### Supplied entries
┄┄┄┄┄┄┄┄┄┄┄┄┄┄┄┄┄┄┄┄

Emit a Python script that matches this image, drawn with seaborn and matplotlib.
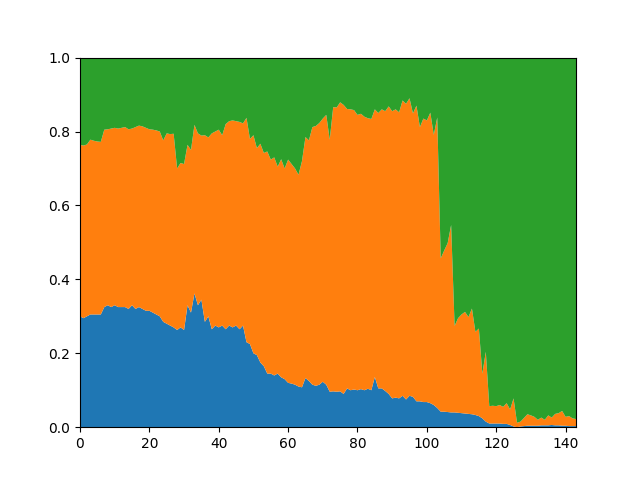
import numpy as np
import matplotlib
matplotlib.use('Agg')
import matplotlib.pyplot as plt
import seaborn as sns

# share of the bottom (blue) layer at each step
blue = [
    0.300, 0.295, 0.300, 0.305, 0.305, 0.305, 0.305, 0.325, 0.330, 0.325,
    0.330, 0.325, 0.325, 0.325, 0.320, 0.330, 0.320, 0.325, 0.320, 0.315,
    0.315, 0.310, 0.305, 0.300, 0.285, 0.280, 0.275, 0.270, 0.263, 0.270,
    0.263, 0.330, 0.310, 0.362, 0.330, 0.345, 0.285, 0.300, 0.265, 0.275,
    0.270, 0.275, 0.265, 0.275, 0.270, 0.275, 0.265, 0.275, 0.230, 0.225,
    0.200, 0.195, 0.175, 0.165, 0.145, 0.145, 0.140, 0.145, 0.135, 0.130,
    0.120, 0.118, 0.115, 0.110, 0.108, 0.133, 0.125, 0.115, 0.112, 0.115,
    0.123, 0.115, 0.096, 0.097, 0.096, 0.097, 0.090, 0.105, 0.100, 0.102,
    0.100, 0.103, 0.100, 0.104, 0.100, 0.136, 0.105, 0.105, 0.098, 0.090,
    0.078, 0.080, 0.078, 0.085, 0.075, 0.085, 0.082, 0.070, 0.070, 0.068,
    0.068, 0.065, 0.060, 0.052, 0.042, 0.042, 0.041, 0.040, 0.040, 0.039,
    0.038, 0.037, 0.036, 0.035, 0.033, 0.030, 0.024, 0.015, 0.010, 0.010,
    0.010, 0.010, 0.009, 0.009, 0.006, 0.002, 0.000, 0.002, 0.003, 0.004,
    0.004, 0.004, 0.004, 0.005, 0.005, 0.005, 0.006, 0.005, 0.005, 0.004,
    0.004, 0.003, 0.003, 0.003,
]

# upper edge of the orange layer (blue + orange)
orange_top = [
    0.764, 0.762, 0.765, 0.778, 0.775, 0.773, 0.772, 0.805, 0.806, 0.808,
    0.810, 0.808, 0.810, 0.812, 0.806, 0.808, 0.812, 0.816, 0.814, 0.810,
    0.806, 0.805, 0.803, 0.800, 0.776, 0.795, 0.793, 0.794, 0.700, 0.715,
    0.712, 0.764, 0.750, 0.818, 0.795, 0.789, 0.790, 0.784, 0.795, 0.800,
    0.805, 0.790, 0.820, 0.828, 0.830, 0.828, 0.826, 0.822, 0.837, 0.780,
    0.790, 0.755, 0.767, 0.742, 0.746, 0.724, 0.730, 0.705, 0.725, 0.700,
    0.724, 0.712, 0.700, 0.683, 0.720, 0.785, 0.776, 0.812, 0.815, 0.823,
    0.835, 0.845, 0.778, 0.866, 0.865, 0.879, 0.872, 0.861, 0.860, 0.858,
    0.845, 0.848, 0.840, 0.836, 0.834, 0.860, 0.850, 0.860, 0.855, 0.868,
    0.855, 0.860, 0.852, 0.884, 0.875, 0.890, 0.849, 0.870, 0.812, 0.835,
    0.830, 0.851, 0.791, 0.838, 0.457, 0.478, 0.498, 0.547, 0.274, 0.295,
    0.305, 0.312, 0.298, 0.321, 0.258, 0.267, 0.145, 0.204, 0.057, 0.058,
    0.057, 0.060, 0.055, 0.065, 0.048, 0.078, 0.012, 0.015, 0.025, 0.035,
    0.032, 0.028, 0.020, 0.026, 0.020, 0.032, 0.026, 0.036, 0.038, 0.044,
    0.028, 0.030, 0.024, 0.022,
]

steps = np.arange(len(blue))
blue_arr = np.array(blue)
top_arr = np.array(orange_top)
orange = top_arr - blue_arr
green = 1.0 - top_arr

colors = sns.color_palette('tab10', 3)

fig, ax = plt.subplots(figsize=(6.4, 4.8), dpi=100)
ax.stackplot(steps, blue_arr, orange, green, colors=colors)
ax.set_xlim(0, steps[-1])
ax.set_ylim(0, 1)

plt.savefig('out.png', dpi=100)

┄┄┄┄┄┄┄┄┄┄┄┄┄┄┄┄┄┄┄┄

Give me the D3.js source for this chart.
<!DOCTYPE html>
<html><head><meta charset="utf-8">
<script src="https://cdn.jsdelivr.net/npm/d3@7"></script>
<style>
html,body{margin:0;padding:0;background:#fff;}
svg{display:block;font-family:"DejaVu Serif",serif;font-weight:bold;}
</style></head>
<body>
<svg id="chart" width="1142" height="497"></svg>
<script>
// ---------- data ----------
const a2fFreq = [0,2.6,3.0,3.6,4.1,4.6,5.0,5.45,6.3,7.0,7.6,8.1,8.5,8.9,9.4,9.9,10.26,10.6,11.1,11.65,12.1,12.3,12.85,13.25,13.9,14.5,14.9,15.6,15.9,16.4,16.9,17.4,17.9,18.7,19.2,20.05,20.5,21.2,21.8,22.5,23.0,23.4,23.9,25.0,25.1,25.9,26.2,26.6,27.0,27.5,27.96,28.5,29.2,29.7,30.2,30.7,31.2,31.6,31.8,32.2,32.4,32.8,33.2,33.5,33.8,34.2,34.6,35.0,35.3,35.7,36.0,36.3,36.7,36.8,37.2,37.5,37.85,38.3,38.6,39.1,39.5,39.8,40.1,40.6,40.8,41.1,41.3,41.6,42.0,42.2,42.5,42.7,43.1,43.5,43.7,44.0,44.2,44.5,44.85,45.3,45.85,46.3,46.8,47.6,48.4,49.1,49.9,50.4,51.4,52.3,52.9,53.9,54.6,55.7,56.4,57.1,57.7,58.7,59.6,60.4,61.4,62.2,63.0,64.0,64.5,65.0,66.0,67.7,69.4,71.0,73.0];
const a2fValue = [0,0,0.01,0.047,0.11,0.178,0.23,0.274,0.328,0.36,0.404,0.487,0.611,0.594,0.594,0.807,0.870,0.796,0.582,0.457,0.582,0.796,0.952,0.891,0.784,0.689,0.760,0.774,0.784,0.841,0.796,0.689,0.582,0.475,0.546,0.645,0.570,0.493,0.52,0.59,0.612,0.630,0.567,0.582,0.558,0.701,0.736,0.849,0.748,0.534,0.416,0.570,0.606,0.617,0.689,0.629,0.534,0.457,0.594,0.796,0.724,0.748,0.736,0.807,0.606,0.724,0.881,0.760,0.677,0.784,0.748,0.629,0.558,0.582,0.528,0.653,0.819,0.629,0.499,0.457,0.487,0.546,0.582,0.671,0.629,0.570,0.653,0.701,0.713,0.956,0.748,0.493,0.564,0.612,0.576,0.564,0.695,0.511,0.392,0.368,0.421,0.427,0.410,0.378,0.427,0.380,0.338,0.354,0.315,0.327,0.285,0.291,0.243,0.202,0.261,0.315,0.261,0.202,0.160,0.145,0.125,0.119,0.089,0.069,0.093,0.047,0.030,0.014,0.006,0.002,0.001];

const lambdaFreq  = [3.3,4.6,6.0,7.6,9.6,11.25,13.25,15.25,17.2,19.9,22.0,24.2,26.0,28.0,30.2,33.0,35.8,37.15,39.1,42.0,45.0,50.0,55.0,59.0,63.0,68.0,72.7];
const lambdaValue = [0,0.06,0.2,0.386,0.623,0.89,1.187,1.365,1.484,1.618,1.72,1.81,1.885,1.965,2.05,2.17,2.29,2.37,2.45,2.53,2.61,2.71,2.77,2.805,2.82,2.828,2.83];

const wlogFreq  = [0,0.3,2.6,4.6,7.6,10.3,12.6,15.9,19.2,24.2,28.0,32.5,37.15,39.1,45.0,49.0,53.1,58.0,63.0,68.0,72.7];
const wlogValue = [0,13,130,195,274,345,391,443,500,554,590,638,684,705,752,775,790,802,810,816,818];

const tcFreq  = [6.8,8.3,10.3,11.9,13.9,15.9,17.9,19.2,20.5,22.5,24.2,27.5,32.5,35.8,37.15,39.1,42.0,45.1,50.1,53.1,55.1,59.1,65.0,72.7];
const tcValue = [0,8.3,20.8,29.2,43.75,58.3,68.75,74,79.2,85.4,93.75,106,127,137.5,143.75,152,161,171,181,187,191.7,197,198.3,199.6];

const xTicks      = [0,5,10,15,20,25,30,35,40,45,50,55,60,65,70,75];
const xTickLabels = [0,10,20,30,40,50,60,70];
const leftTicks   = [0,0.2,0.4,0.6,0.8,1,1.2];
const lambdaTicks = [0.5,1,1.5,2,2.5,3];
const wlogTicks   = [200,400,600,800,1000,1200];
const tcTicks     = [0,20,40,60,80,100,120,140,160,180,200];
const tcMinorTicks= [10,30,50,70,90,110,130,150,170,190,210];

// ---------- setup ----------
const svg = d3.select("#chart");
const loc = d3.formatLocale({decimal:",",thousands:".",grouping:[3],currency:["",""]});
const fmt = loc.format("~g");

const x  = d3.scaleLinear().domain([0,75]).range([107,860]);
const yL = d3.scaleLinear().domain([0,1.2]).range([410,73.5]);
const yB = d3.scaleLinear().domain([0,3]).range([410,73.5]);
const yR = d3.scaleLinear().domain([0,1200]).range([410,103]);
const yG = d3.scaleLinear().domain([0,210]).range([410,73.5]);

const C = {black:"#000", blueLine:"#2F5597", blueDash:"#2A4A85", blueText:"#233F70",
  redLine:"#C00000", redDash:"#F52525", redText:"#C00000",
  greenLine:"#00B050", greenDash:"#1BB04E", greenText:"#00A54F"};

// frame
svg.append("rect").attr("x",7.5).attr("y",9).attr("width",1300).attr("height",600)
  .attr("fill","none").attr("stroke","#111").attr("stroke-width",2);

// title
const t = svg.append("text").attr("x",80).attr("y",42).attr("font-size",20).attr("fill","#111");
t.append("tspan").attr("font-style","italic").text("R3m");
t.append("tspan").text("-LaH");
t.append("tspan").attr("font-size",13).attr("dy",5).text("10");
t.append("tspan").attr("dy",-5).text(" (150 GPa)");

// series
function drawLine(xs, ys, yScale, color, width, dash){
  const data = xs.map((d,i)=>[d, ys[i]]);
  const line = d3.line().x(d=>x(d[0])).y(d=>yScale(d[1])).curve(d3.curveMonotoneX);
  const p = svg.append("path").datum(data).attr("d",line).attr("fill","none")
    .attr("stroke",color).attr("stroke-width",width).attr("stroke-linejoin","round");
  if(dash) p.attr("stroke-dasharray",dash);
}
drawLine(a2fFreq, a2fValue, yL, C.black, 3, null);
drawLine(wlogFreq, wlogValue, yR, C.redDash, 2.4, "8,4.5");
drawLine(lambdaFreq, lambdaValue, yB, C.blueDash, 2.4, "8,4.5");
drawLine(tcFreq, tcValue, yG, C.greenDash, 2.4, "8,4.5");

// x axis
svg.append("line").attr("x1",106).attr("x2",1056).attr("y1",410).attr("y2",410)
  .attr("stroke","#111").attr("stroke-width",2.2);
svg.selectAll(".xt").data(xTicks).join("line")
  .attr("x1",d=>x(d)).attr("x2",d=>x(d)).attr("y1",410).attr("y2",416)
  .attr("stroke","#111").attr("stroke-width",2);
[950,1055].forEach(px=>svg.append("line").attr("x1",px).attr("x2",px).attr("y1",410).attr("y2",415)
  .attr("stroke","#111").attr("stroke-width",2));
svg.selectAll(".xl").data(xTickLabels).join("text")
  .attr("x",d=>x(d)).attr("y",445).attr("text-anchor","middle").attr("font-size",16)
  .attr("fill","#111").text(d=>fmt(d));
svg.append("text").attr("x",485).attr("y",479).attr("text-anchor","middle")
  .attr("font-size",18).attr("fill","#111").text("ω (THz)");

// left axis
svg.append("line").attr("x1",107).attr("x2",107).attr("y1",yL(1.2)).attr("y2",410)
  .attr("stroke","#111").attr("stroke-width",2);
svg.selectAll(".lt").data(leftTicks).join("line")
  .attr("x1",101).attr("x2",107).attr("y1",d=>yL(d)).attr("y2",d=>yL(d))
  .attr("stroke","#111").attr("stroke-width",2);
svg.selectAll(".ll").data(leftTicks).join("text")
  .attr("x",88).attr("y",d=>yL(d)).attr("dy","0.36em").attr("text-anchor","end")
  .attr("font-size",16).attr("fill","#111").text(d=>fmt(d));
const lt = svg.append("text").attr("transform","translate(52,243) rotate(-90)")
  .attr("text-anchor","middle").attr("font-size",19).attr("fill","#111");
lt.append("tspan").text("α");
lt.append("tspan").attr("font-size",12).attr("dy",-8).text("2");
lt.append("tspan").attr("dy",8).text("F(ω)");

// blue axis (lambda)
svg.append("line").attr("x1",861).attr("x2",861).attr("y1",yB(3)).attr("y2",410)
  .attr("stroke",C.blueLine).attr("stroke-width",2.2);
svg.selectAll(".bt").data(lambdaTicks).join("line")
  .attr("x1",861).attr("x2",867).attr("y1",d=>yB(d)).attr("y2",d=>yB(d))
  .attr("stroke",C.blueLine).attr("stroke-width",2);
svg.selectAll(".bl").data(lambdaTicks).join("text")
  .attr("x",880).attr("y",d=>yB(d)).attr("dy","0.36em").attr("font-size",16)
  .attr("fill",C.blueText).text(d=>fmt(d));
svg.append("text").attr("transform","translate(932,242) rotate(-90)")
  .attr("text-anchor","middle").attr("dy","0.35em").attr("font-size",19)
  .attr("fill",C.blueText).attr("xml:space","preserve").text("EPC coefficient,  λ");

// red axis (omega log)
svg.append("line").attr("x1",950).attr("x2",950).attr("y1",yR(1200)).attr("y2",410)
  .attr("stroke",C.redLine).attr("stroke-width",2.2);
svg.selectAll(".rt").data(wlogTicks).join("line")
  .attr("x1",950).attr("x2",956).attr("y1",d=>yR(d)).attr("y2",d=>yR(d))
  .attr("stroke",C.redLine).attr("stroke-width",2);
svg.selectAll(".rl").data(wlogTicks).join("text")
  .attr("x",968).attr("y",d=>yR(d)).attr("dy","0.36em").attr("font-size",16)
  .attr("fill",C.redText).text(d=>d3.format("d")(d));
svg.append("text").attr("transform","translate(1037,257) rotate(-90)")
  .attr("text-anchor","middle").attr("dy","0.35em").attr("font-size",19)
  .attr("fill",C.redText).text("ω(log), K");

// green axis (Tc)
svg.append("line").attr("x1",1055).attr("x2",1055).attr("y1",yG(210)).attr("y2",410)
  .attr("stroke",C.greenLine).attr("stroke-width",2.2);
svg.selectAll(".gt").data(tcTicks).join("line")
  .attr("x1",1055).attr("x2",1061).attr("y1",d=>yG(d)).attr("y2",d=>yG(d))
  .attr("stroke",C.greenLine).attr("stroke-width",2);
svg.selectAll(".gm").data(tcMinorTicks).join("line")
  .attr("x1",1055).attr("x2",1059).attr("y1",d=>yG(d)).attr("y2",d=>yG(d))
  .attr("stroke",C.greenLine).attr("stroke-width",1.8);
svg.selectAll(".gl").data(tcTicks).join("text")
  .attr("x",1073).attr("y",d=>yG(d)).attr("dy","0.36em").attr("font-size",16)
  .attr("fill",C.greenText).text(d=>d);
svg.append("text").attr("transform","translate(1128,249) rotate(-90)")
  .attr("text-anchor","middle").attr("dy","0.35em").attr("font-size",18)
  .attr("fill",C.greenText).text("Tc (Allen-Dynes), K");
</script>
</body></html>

┄┄┄┄┄┄┄┄┄┄┄┄┄┄┄┄┄┄┄┄

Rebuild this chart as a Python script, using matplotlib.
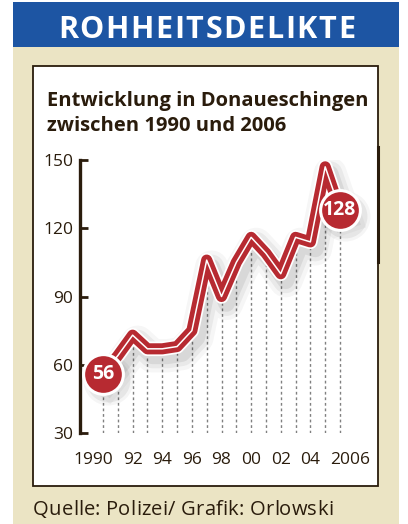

┄┄┄┄┄┄┄┄┄┄┄┄┄┄┄┄┄┄┄┄

### Instruction
Repeat the lines between those holding "Emit a Python" and "import seaborn as sns", inclusive. Pictures stay out.

### Written answer
Emit a Python script that matches this image, drawn with seaborn and matplotlib.
import numpy as np
import matplotlib
matplotlib.use('Agg')
import matplotlib.pyplot as plt
import seaborn as sns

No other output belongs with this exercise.